Marj Drury and Danny Pendhall are only two of the many Continuing Studies graduates who know how powerful adult learning is.
Thanks to Drury's certificate in editing, she recently traded in her career as a nursing instructor for a career in editing.
She’s 62 years old.
Because Pendhall decided to pursue his passion at SFU after he was laid off, he's doing his dream job: helping others with their careers.
Dr. Helen Wussow, the dean of Lifelong Learning at Simon Fraser University, which houses Continuing Studies, has heard dozens of stories like Drury’s and Pendhall's, and she is grateful that UNESCO is recognizing the learners “who are at the very core” of Continuing Studies’ work.
Wussow believes that learning creates change: in the lives of learners, their families, and the people learners touch with their new skills and training.
Marj Drury traded retirement for her second love
Most people are finishing things at 60—but after years of teaching, Drury decided to try a new career.
Three of her colleagues recommended the editing certificate through SFU Continuing Studies. Today, after finishing the part-time 18-month program, Drury is thrilled with the outcome.
Within months of graduating, she completed four editing contracts—even without advertising her services. She loves the flexibility her editing work gives her.

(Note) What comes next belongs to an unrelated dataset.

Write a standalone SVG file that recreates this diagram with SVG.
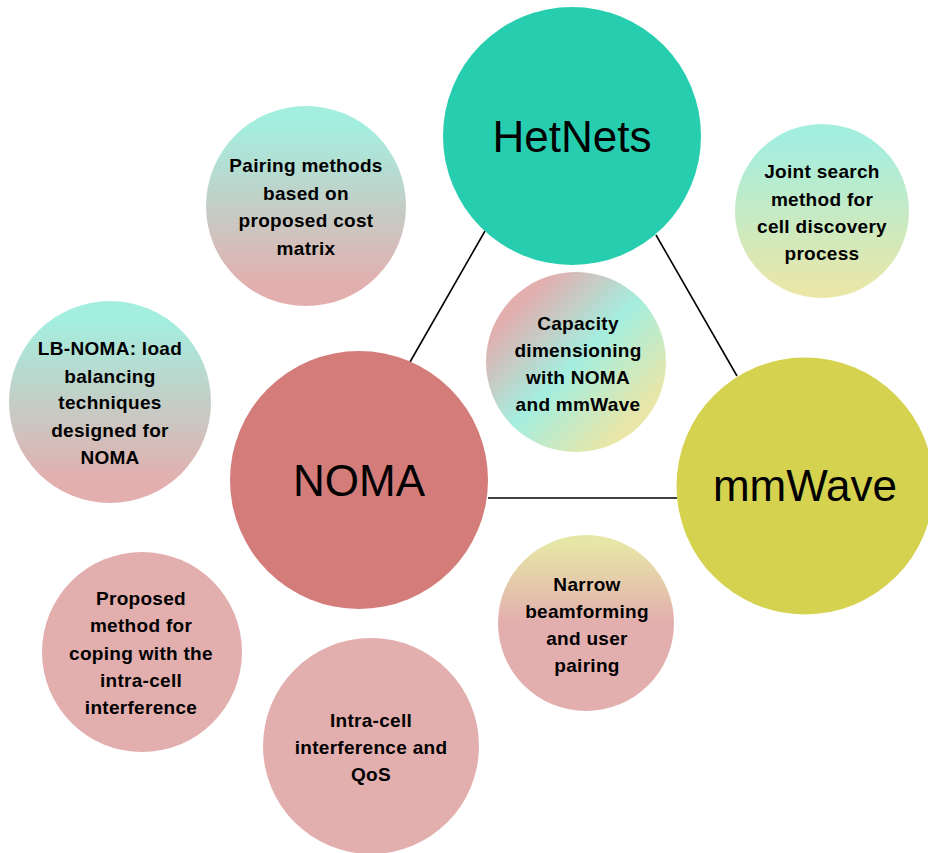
<svg xmlns="http://www.w3.org/2000/svg" width="928" height="853" viewBox="0 0 928 853">
<defs>
<linearGradient id="gTealPink" x1="0" y1="0" x2="0" y2="1">
<stop offset="0.1" stop-color="#A4EEDF"/>
<stop offset="0.9" stop-color="#E3AEAE"/>
</linearGradient>
<linearGradient id="gTealYellow" x1="0" y1="0" x2="0" y2="1">
<stop offset="0.1" stop-color="#A4EEDF"/>
<stop offset="0.95" stop-color="#E9E6A8"/>
</linearGradient>
<linearGradient id="gYellowPink" x1="0" y1="0" x2="0" y2="1">
<stop offset="0.05" stop-color="#E6E6A6"/>
<stop offset="0.5" stop-color="#E3AEAE"/>
</linearGradient>
<linearGradient id="gCap" x1="0.1" y1="0.1" x2="0.9" y2="0.9">
<stop offset="0.1" stop-color="#E3AEAE"/>
<stop offset="0.5" stop-color="#A4EEDF"/>
<stop offset="0.9" stop-color="#E9E6A8"/>
</linearGradient>
<style>
.big{font-family:"Liberation Sans",Arial,sans-serif;font-size:44px;fill:#000;text-anchor:middle}
.sm{font-family:"Liberation Sans",Arial,sans-serif;font-size:19px;font-weight:bold;fill:#000;text-anchor:middle;letter-spacing:0.3px}
.conn{stroke:#000;stroke-width:1.6;fill:none}
</style>
</defs>
<rect width="928" height="853" fill="#fff"/>
<g id="connectors">
<line class="conn" x1="485" y1="231" x2="410" y2="362"/>
<line class="conn" x1="656" y1="235" x2="737" y2="376"/>
<line class="conn" x1="488" y1="498" x2="677" y2="498"/>
</g>
<g id="hetnets">
<circle cx="572" cy="136" r="129" fill="#26CEAF"/>
<text class="big" x="572" y="152">HetNets</text>
</g>
<g id="noma">
<circle cx="359" cy="480" r="129" fill="#D47C7A"/>
<text class="big" x="359" y="496">NOMA</text>
</g>
<g id="mmwave">
<circle cx="805" cy="486" r="128.5" fill="#D4D24E"/>
<text class="big" x="805" y="501">mmWave</text>
</g>
<g id="pairing">
<circle cx="306" cy="206" r="100" fill="url(#gTealPink)"/>
<text class="sm" x="306" y="172">Pairing methods</text>
<text class="sm" x="306" y="200">based on</text>
<text class="sm" x="306" y="227">proposed cost</text>
<text class="sm" x="306" y="255">matrix</text>
</g>
<g id="joint">
<circle cx="822" cy="211" r="87" fill="url(#gTealYellow)"/>
<text class="sm" x="822" y="178">Joint search</text>
<text class="sm" x="822" y="206">method for</text>
<text class="sm" x="822" y="233">cell discovery</text>
<text class="sm" x="822" y="260">process</text>
</g>
<g id="capacity">
<circle cx="576" cy="362" r="90" fill="url(#gCap)"/>
<text class="sm" x="578" y="330">Capacity</text>
<text class="sm" x="578" y="357">dimensioning</text>
<text class="sm" x="578" y="384">with NOMA</text>
<text class="sm" x="578" y="411">and mmWave</text>
</g>
<g id="lbnoma">
<circle cx="110" cy="402" r="101" fill="url(#gTealPink)"/>
<text class="sm" x="110" y="355">LB-NOMA: load</text>
<text class="sm" x="110" y="383">balancing</text>
<text class="sm" x="110" y="409">techniques</text>
<text class="sm" x="110" y="437">designed for</text>
<text class="sm" x="110" y="464">NOMA</text>
</g>
<g id="narrow">
<circle cx="586" cy="623" r="88" fill="url(#gYellowPink)"/>
<text class="sm" x="587" y="591">Narrow</text>
<text class="sm" x="587" y="618">beamforming</text>
<text class="sm" x="587" y="645">and user</text>
<text class="sm" x="587" y="672">pairing</text>
</g>
<g id="proposed">
<circle cx="142" cy="652" r="100" fill="#E3AEAE"/>
<text class="sm" x="141" y="605">Proposed</text>
<text class="sm" x="141" y="632">method for</text>
<text class="sm" x="141" y="660">coping with the</text>
<text class="sm" x="141" y="687">intra-cell</text>
<text class="sm" x="141" y="714">interference</text>
</g>
<g id="intracell">
<circle cx="371" cy="746" r="108" fill="#E3AEAE"/>
<text class="sm" x="371" y="727">Intra-cell</text>
<text class="sm" x="371" y="754">interference and</text>
<text class="sm" x="371" y="781">QoS</text>
</g>
</svg>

She chooses the work she wants—mostly academic editing for graduate students and professors—and works from home.
When she began the program, she was a little concerned about her age, but it was a non-issue, she says.

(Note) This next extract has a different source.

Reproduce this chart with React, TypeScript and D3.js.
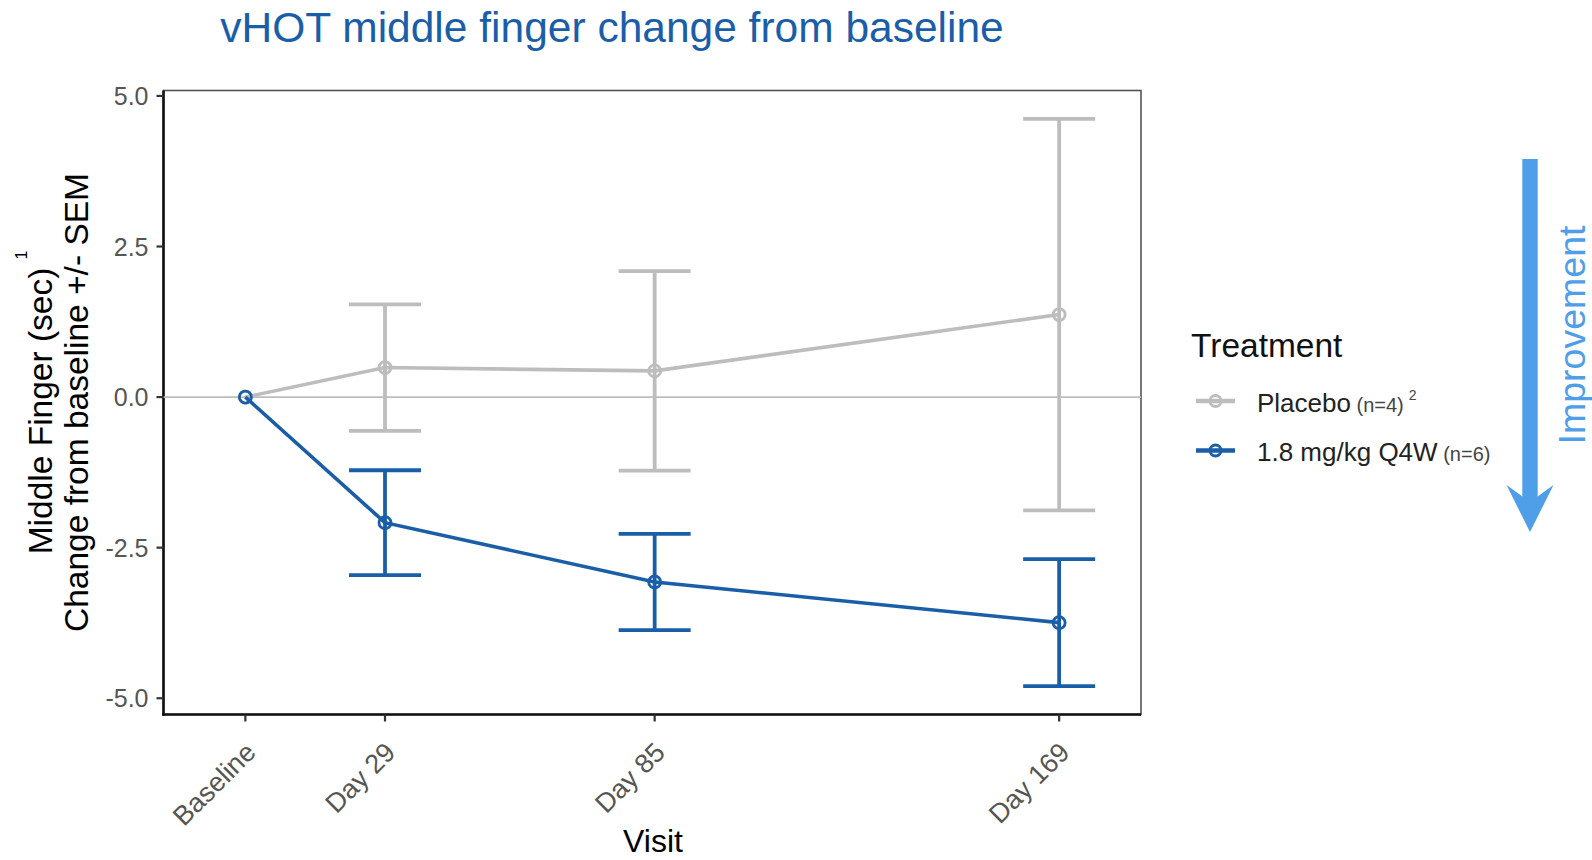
import React from "react";
import * as d3 from "d3";

// Visits and mean change from baseline (seconds) with SEM
const visits = ["Baseline", "Day 29", "Day 85", "Day 169"];
const visitDays = [0, 29, 85, 169];
const placeboMean = [0, 0.49, 0.435, 1.37];
const placeboSem = [0, 1.05, 1.655, 3.25];
const drugMean = [0, -2.085, -3.07, -3.745];
const drugSem = [0, 0.87, 0.8, 1.055];
const yTicks = [-5, -2.5, 0, 2.5, 5];

const W = 1592;
const H = 860;
const FONT = "'Liberation Sans', Arial, Helvetica, sans-serif";
const GREY = "#bdbdbd";
const BLUE = "#1b5ea8";
const ARROW = "#4f9ee8";

const panel = { left: 163.5, right: 1141, top: 90.5, bottom: 714.5 };

const x = d3.scaleLinear().domain([-17, 186]).range([panel.left, panel.right]);
const y = d3.scaleLinear().domain([-5.27, 5.09]).range([panel.bottom, panel.top]);

// tick labels use a plain hyphen for negatives
const fmtTick = (t: number) => d3.format(".1f")(t).replace("\u2212", "-");

type Pt = { day: number; mean: number; sem: number };

const toPoints = (means: number[], sems: number[]): Pt[] =>
  visitDays.map((d, i) => ({ day: d, mean: means[i], sem: sems[i] }));

const series = [
  { name: "Placebo", color: GREY, pts: toPoints(placeboMean, placeboSem) },
  { name: "1.8 mg/kg Q4W", color: BLUE, pts: toPoints(drugMean, drugSem) },
];

const line = d3
  .line<Pt>()
  .x((p) => x(p.day))
  .y((p) => y(p.mean));

const CAP = 36;

function Series({ color, pts }: { color: string; pts: Pt[] }) {
  return (
    <g>
      {pts
        .filter((p) => p.sem > 0)
        .map((p, i) => {
          const cx = x(p.day);
          const y1 = y(p.mean + p.sem);
          const y2 = y(p.mean - p.sem);
          return (
            <g key={i} stroke={color} strokeWidth={3.8} fill="none">
              <line x1={cx} x2={cx} y1={y1} y2={y2} />
              <line x1={cx - CAP} x2={cx + CAP} y1={y1} y2={y1} />
              <line x1={cx - CAP} x2={cx + CAP} y1={y2} y2={y2} />
            </g>
          );
        })}
      <path d={line(pts) ?? ""} fill="none" stroke={color} strokeWidth={3.6} />
      {pts.map((p, i) => (
        <circle
          key={i}
          cx={x(p.day)}
          cy={y(p.mean)}
          r={6}
          fill="none"
          stroke={color}
          strokeWidth={2.8}
        />
      ))}
    </g>
  );
}

export default function App() {
  const yMid = (panel.top + panel.bottom) / 2;
  const arrowX = 1530;
  const arrowTop = 159;
  const tipY = 532;
  return (
    <svg
      width={W}
      height={H}
      viewBox={`0 0 ${W} ${H}`}
      style={{ position: "absolute", left: 0, top: 0, background: "#fff" }}
      fontFamily={FONT}
    >
      <rect width={W} height={H} fill="#fff" />

      {/* Title */}
      <text x={612} y={42} textAnchor="middle" fontSize={42.5} fill={BLUE}>
        vHOT middle finger change from baseline
      </text>

      {/* Panel frame */}
      <rect
        x={panel.left}
        y={panel.top}
        width={panel.right - panel.left}
        height={panel.bottom - panel.top}
        fill="none"
        stroke="#555"
        strokeWidth={1.6}
      />
      <line x1={panel.left} x2={panel.left} y1={panel.top} y2={panel.bottom + 1.2} stroke="#111" strokeWidth={2.6} />
      <line x1={panel.left - 1.2} x2={panel.right} y1={panel.bottom} y2={panel.bottom} stroke="#111" strokeWidth={2.6} />

      {/* Zero reference */}
      <line x1={panel.left} x2={panel.right} y1={y(0)} y2={y(0)} stroke={GREY} strokeWidth={1.8} />

      {/* Y axis */}
      {yTicks.map((t) => (
        <g key={t}>
          <line x1={panel.left - 7} x2={panel.left} y1={y(t)} y2={y(t)} stroke="#333" strokeWidth={2.2} />
          <text
            x={148.5}
            y={y(t)}
            dy="0.36em"
            textAnchor="end"
            fontSize={25}
            fill="#555"
          >
            {fmtTick(t)}
          </text>
        </g>
      ))}

      {/* X axis */}
      {visits.map((v, i) => {
        const tx = x(visitDays[i]);
        return (
          <g key={v}>
            <line x1={tx} x2={tx} y1={panel.bottom} y2={panel.bottom + 7} stroke="#333" strokeWidth={2.2} />
            <text
              transform={`translate(${tx + 12},${754}) rotate(-45)`}
              textAnchor="end"
              fontSize={27}
              fill="#555"
            >
              {v}
            </text>
          </g>
        );
      })}
      <text x={653} y={852} textAnchor="middle" fontSize={32} fill="#000">
        Visit
      </text>

      {/* Y axis title */}
      <g transform={`translate(52,${yMid}) rotate(-90)`}>
        <text x={0} y={0} textAnchor="middle" fontSize={33.5} fill="#000">
          Middle Finger (sec)
          <tspan dx={8} dy={-25} fontSize={16}>
            1
          </tspan>
        </text>
      </g>
      <g transform={`translate(88,${yMid}) rotate(-90)`}>
        <text x={0} y={0} textAnchor="middle" fontSize={33.5} fill="#000">
          Change from baseline +/- SEM
        </text>
      </g>

      {/* Series */}
      {series.map((s) => (
        <Series key={s.name} color={s.color} pts={s.pts} />
      ))}

      {/* Legend */}
      <text x={1191} y={357} fontSize={33.5} fill="#111">
        Treatment
      </text>
      {series.map((s, i) => {
        const ly = 401 + i * 49.5;
        return (
          <g key={s.name}>
            <line x1={1196} x2={1235} y1={ly} y2={ly} stroke={s.color} strokeWidth={4.5} />
            <circle cx={1215.5} cy={ly} r={5.5} fill="none" stroke={s.color} strokeWidth={2.8} />
            <text x={1257} y={ly + 10.5} fontSize={26} fill="#222">
              {s.name}
              <tspan fontSize={20} fill="#444">
                {i === 0 ? " (n=4)" : " (n=6)"}
              </tspan>
              {i === 0 ? (
                <tspan fontSize={14} fill="#444" dx={5} dy={-12}>
                  2
                </tspan>
              ) : null}
            </text>
          </g>
        );
      })}

      {/* Improvement arrow */}
      <rect x={arrowX - 7.7} y={arrowTop} width={15.4} height={tipY - arrowTop - 30} fill={ARROW} />
      <path
        d={`M${arrowX},${tipY} L${arrowX - 23.5},${tipY - 47} L${arrowX},${tipY - 30} L${arrowX + 23.5},${tipY - 47} Z`}
        fill={ARROW}
      />
      <g transform={`translate(1585,335) rotate(-90)`}>
        <text x={0} y={0} textAnchor="middle" fontSize={37.5} fill={ARROW}>
          Improvement
        </text>
      </g>
    </svg>
  );
}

“I really appreciated the fact that I wasn’t put down. Instead, I was given lots of encouragement to keep on learning and keep on developing.”

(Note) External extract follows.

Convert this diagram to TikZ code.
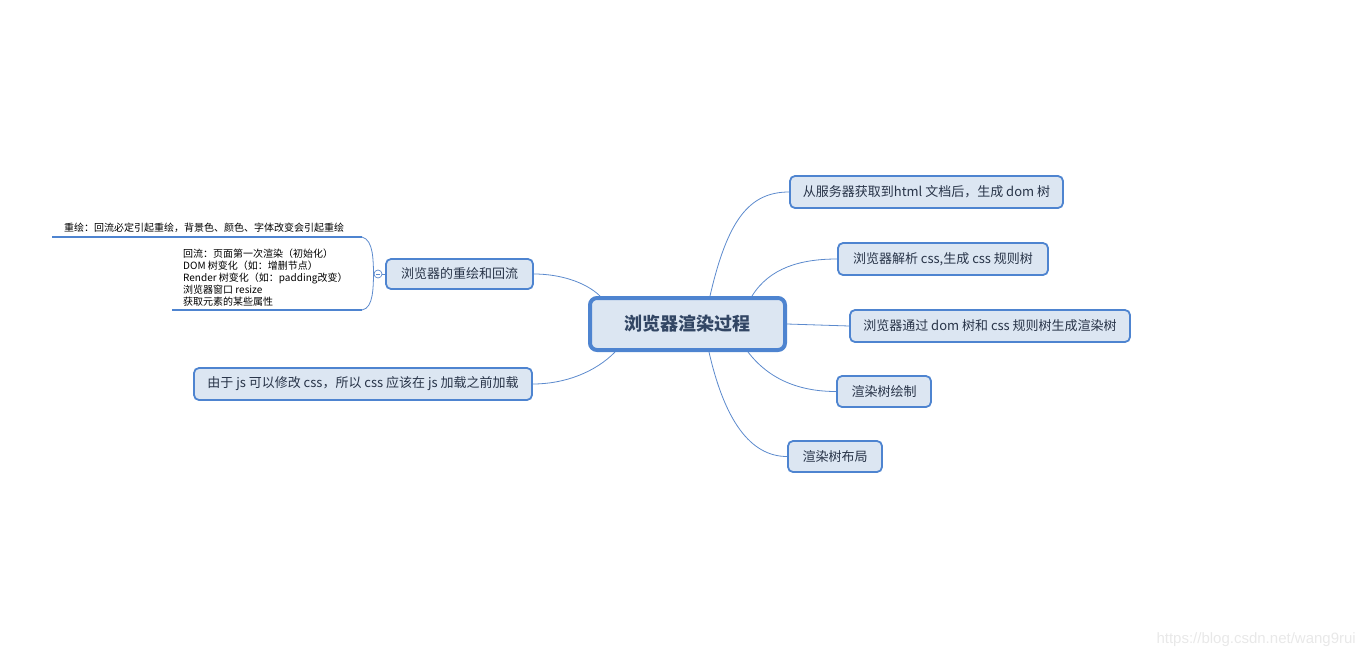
\documentclass[tikz,border=0pt]{standalone}
\usepackage{fontspec}
\newfontfamily\cjk{Noto Sans CJK SC}
\newfontfamily\wmfont{Liberation Sans}
\usetikzlibrary{calc}
\definecolor{bordc}{RGB}{78,132,208}
\definecolor{fillc}{RGB}{220,230,242}
\definecolor{txtc}{RGB}{40,52,72}
\definecolor{ctxt}{RGB}{50,70,100}
\definecolor{linec}{RGB}{92,138,205}
\definecolor{wm}{RGB}{232,232,232}
\tikzset{
  subnode/.style={draw=bordc, fill=fillc, line width=1.8pt, rounded corners=5pt, text=txtc,
    font=\cjk\fontsize{13}{15}\selectfont, inner sep=0pt, anchor=center},
  mainnode/.style={draw=bordc, fill=fillc, line width=4pt, rounded corners=7pt, text=ctxt,
    font=\cjk\bfseries\fontsize{18}{20}\selectfont, inner sep=0pt, anchor=center},
  conn/.style={draw=linec, line width=0.8pt},
  uline/.style={draw=bordc, line width=2.8pt},
  small/.style={text=black, font=\cjk\fontsize{10}{12}\selectfont, inner sep=0pt, align=left}
}
\begin{document}
\begin{tikzpicture}[x=1pt,y=-1pt]
\useasboundingbox (0,0) rectangle (1366,659);

\node[mainnode, minimum width=195pt, minimum height=52pt] (C) at (687.5,324) {浏览器渲染过程};

\node[subnode, minimum width=273pt, minimum height=32pt] (R1) at (926.5,192) {从服务器获取到html 文档后，生成 dom 树};
\node[subnode, minimum width=210pt, minimum height=32pt] (R2) at (943,259) {浏览器解析 css,生成 css 规则树};
\node[subnode, minimum width=280pt, minimum height=32pt] (R3) at (990,326) {浏览器通过 dom 树和 css 规则树生成渲染树};
\node[subnode, minimum width=94pt, minimum height=31pt] (R4) at (884,391.5) {渲染树绘制};
\node[subnode, minimum width=94pt, minimum height=31pt] (R5) at (835,456.5) {渲染树布局};
\node[subnode, minimum width=147pt, minimum height=30pt] (L1) at (459.5,274) {浏览器的重绘和回流};
\node[subnode, minimum width=338pt, minimum height=32pt] (L2) at (363,384) {由于 js 可以修改 css，所以 css 应该在 js 加载之前加载};

% connectors
\draw[conn] ($(C.north)+(22.5,0)$) .. controls ($(C.north)+(40,-76)$) and ($(R1.west)+(-40,0)$) .. (R1.west);
\draw[conn] ($(C.north)+(64.5,0)$) .. controls ($(C.north)+(82,-28)$) and ($(R2.west)+(-37,0)$) .. (R2.west);
\draw[conn] (C.east) -- (R3.west);
\draw[conn] ($(C.south)+(60.5,0)$) .. controls ($(C.south)+(82,28)$) and ($(R4.west)+(-36,0)$) .. (R4.west);
\draw[conn] ($(C.south)+(21.5,0)$) .. controls ($(C.south)+(37,68)$) and ($(R5.west)+(-37,0)$) .. (R5.west);
\draw[conn] ($(C.north)+(-87.5,0)$) .. controls ($(C.north)+(-102,-14)$) and ($(L1.east)+(26,0)$) .. (L1.east);
\draw[conn] ($(C.south)+(-72.5,0)$) .. controls ($(C.south)+(-92,20)$) and ($(L2.east)+(32,0)$) .. (L2.east);

% sub-topics of L1
\node[draw=linec, fill=white, line width=0.7pt, circle, minimum size=8pt, inner sep=0pt] (K) at (378,274) {};
\draw[linec, line width=0.7pt] ($(K.center)+(-2,0)$) -- ($(K.center)+(2,0)$);
\draw[conn] (K.east) -- (L1.west);
\coordinate (T) at (362,237);
\coordinate (B) at (362,310);
\draw[conn] (K.west) .. controls (373,262) and (374,240) .. (T);
\draw[conn] (K.west) .. controls (373,286) and (374,308) .. (B);
\draw[uline] (52,237) -- (T);
\draw[uline] (172,310) -- (B);
\node[small, anchor=west] (S1) at (64,228) {重绘：回流必定引起重绘，背景色、颜色、字体改变会引起重绘};
\node[small, anchor=north west] (S2) at (183,248.5) {回流：页面第一次渲染（初始化）\\DOM 树变化（如：增删节点）\\Render 树变化（如：padding改变）\\浏览器窗口 resize\\获取元素的某些属性};

\node[text=wm, font=\wmfont\fontsize{15}{17}\selectfont, anchor=east, inner sep=0pt] (W) at (1356,640) {https://blog.csdn.net/wang9rui};
\end{tikzpicture}
\end{document}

Danny Pendhall’s passion is helping people find work they love—and thanks to SFU Continuing Studies, he gets to do it every day.
Instead of being discouraged when he lost his job, the White Rock resident formulated a game plan. He’d worked in Canada for 23 years, mostly in customer service, and he loved helping people. After meeting with a career counsellor, he decided to pursue the same career.
Most of the employers he consulted recommended the Career Development Practitioner Certificate at SFU. Pendhall began in March 2010, finished in August the same year, and now he works for the Progressive Intercultural Community Services’ employment program in White Rock.
Pendhall teaches classes and meets with people who need work. He is originally from Malaysia and speaks eight languages—so he is especially passionate about helping immigrants learn to navigate the North American job market.
He’s thrilled with the preparation he received at SFU. “The SFU Surrey Career Development Practitioner Program is, by far, the best,” he says.
IALW at a glance
UNESCO launched the first International Adult Learners Week in 2000. Canadians have been celebrating it since 2002.
The week promotes adult literacy and lifelong learning through partnership between governmental and non-governmental organizations, educational institutions, and civil society.
“UNESCO’s sponsorship of an International Adult Learners Week indicates the necessity for universities to recognize and serve working adults’ desire to continue their education,” Wussow says.